## begin Provided material
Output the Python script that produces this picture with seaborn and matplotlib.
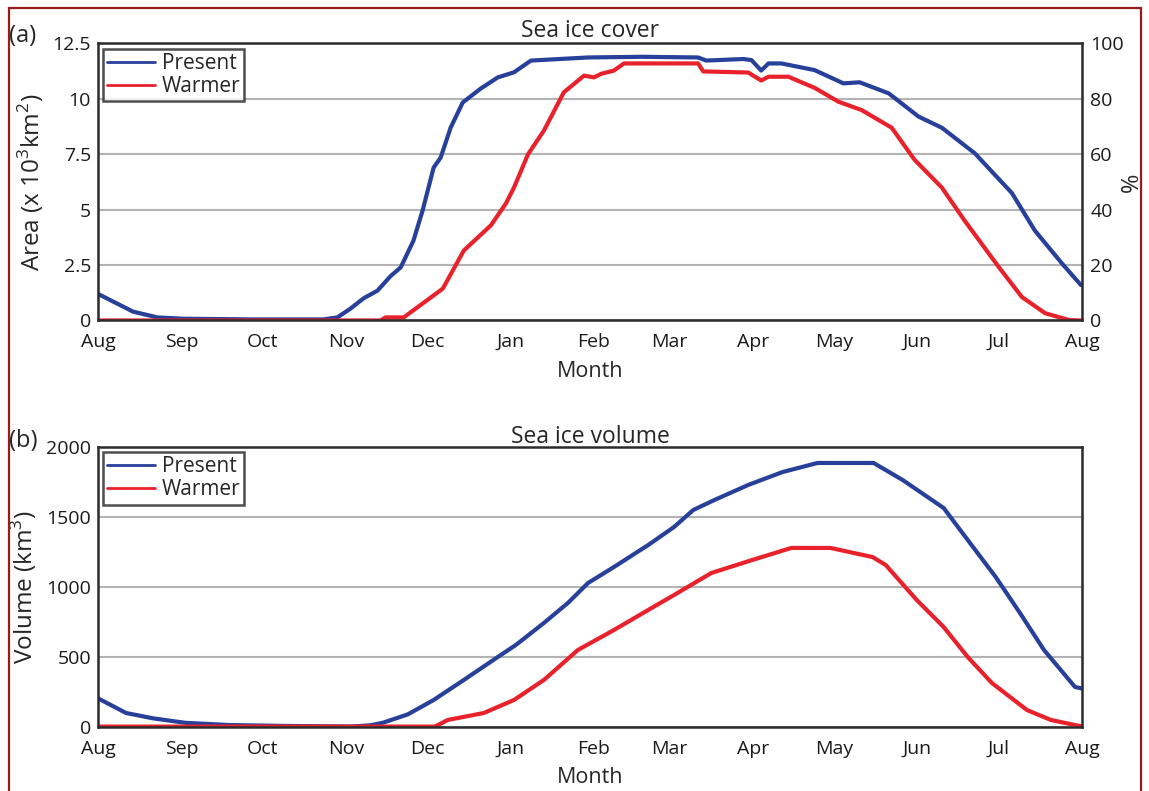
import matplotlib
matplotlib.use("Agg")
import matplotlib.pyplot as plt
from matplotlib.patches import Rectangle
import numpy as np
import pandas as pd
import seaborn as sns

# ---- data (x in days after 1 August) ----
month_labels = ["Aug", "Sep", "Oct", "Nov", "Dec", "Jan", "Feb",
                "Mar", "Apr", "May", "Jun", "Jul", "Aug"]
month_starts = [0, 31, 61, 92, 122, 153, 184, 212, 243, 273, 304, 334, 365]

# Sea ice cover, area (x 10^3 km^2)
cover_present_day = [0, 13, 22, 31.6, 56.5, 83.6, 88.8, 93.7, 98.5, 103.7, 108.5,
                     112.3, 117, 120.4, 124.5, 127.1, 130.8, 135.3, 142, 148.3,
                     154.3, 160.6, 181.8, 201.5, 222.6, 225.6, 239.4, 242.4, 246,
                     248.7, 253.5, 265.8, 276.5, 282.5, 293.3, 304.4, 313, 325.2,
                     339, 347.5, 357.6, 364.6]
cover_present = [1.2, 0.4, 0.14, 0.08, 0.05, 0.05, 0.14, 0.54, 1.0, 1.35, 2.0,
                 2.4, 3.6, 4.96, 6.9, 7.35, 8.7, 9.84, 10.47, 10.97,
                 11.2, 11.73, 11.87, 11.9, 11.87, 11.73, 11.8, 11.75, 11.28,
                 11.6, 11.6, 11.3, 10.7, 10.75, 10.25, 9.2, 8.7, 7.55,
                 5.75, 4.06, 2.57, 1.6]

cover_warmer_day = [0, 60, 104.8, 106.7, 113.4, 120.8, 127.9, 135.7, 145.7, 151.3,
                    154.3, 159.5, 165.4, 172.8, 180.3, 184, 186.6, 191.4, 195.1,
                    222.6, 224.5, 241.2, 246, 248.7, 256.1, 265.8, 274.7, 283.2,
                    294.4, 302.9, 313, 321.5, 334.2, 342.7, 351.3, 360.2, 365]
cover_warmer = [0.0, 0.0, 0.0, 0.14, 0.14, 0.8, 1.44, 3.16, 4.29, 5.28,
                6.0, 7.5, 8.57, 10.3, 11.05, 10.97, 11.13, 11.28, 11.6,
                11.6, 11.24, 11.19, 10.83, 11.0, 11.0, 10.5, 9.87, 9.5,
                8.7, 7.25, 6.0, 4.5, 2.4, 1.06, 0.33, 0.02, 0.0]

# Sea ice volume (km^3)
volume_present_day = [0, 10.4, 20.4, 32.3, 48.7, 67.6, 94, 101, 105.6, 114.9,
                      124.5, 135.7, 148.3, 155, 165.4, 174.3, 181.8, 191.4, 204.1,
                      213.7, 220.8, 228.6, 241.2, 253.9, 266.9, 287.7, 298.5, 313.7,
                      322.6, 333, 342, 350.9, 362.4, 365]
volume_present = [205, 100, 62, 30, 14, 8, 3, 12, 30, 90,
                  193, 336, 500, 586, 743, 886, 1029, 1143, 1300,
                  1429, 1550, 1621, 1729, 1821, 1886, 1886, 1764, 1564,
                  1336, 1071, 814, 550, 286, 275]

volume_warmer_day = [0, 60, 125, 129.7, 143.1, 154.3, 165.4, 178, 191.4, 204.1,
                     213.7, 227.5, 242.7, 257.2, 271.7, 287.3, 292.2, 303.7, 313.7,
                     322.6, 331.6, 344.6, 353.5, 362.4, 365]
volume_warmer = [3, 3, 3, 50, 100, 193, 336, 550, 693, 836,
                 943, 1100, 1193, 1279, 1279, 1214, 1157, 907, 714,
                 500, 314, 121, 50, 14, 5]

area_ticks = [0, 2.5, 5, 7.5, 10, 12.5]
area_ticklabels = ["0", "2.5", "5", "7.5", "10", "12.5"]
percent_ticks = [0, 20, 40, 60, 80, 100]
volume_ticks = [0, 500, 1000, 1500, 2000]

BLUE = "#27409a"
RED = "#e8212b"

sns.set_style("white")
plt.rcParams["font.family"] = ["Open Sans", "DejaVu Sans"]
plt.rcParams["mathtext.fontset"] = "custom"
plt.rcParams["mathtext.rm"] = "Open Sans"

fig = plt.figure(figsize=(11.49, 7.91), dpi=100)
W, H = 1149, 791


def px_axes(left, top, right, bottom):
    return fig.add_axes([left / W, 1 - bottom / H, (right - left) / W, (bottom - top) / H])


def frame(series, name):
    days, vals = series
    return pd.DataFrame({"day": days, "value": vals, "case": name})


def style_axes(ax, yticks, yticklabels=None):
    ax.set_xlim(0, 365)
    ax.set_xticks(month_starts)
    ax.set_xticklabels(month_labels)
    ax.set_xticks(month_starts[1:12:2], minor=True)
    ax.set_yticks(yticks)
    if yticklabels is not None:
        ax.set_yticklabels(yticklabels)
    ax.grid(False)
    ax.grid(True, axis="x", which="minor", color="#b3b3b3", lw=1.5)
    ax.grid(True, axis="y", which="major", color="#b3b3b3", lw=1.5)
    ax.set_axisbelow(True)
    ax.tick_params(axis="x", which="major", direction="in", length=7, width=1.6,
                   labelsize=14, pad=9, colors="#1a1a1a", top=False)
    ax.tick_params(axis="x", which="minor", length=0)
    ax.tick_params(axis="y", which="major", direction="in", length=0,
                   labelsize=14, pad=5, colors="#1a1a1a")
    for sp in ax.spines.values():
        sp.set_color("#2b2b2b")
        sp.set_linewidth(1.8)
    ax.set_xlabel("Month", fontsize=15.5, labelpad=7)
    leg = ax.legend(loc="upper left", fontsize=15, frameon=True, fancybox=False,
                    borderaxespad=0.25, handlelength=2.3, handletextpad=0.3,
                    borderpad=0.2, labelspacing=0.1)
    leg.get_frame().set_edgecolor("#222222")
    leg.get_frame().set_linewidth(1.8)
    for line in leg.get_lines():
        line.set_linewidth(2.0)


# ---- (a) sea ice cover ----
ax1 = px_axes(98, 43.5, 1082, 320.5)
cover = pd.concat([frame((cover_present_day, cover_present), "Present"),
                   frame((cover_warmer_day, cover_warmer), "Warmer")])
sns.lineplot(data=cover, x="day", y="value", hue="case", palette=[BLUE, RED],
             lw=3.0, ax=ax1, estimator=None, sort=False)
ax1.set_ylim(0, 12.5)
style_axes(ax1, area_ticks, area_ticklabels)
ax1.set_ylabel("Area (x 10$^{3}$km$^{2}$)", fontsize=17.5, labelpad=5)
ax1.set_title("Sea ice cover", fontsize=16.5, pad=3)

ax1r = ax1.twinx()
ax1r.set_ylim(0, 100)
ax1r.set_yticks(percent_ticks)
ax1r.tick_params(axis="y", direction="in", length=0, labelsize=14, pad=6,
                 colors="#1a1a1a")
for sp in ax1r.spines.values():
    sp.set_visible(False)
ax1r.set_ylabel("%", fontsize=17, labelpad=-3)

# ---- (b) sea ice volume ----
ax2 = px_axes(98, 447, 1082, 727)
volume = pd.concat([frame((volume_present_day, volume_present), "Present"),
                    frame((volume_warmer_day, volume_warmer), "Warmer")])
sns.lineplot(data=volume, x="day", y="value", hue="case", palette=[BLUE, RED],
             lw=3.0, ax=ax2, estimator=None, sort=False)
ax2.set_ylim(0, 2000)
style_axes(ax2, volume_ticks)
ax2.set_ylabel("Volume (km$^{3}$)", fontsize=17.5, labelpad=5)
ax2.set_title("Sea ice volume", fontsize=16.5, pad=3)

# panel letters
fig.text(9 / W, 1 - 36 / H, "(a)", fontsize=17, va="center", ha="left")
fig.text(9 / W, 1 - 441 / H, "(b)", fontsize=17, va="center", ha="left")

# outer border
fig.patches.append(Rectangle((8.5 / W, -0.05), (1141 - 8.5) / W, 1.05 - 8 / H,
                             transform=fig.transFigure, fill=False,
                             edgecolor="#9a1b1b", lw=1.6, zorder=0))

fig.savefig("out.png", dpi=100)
## end Provided material
# Instruction
From the first line of the material down to the line containing "304, 334, 365]", inclusive, return each line exactly, skipping any picture.

# Reply to the task
Output the Python script that produces this picture with seaborn and matplotlib.
import matplotlib
matplotlib.use("Agg")
import matplotlib.pyplot as plt
from matplotlib.patches import Rectangle
import numpy as np
import pandas as pd
import seaborn as sns

# ---- data (x in days after 1 August) ----
month_labels = ["Aug", "Sep", "Oct", "Nov", "Dec", "Jan", "Feb",
                "Mar", "Apr", "May", "Jun", "Jul", "Aug"]
month_starts = [0, 31, 61, 92, 122, 153, 184, 212, 243, 273, 304, 334, 365]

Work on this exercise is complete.